According to a statement, Seed Co-investment Fund (SCIF) will also scrap a NZ$250,000 million limit for initial deployments in a single company in favor of a NZ$1 million minimum commitment to each of its angel network partners. The current mandate, which requires a passive investment approach, will be revised to allow for more active portfolio management.
SCIF will also be allowed to co-invest alongside investors that are not existing angel partners. The changes are expected to provide broader support for start-ups and improve investment returns as well as fill in a perceived early-stage funding gap.

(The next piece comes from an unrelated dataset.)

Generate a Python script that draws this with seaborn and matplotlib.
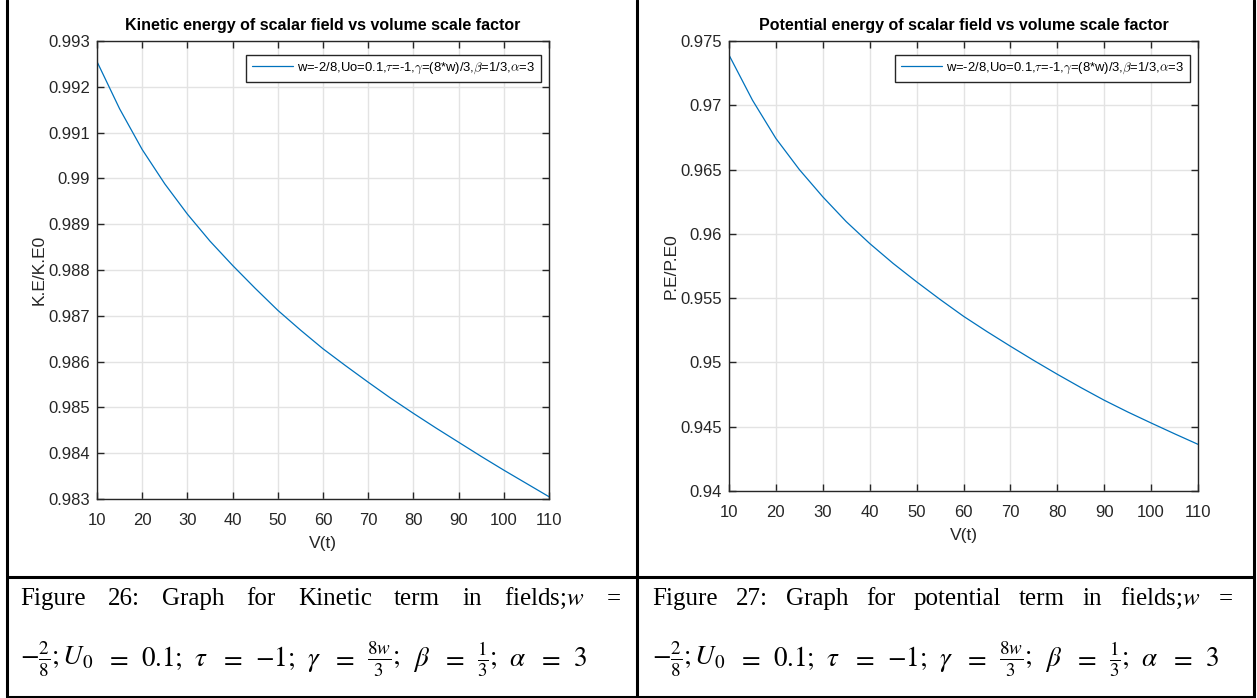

Angel Association New Zealand (AANZ) welcomed the decision as official recognition that due diligence and active engagement were essential to establishing an early-stage innovation ecosystem. “As an industry we are moving from prioritizing the number of deals we do to prioritizing the value of the ventures we have invested in,” Marcel van den Assum, chairman of AANZ, said in a separate disclosure.

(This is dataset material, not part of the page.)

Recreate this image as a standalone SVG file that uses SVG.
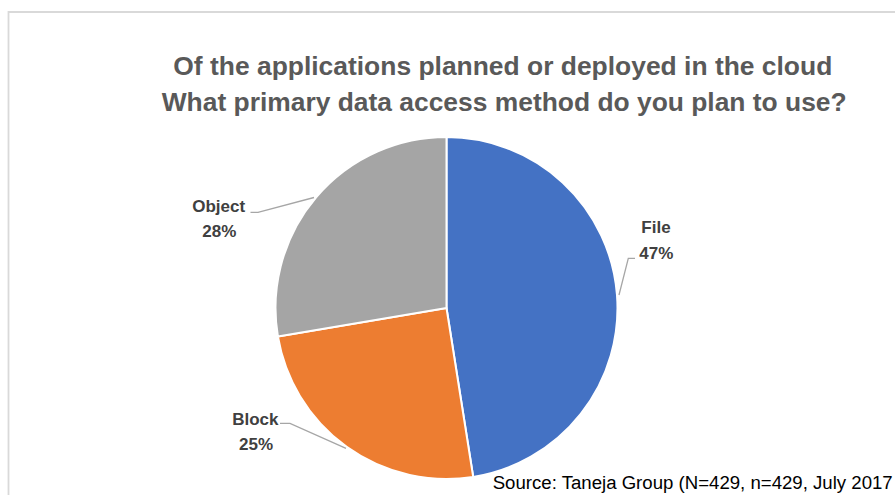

NZVIF has made fund-of-fund investments and direct co-investments in at least 235 companies since 2002 and has about NZ$300 million of assets under management. SCIF was established in 2006 as a NZ$50 million fund for cooperating with local angel investors targeting technology-focused companies.
New Zealand’s angel market is considered a critical part of the local venture ecosystem, which is often characterized as highly reliant on high net worth individuals. According to government data, angel investment in the country during 2016 amounted to a record NZ$69 million. This compares to NZ$61.2 million in 2015 and about NZ$56 million in 2014.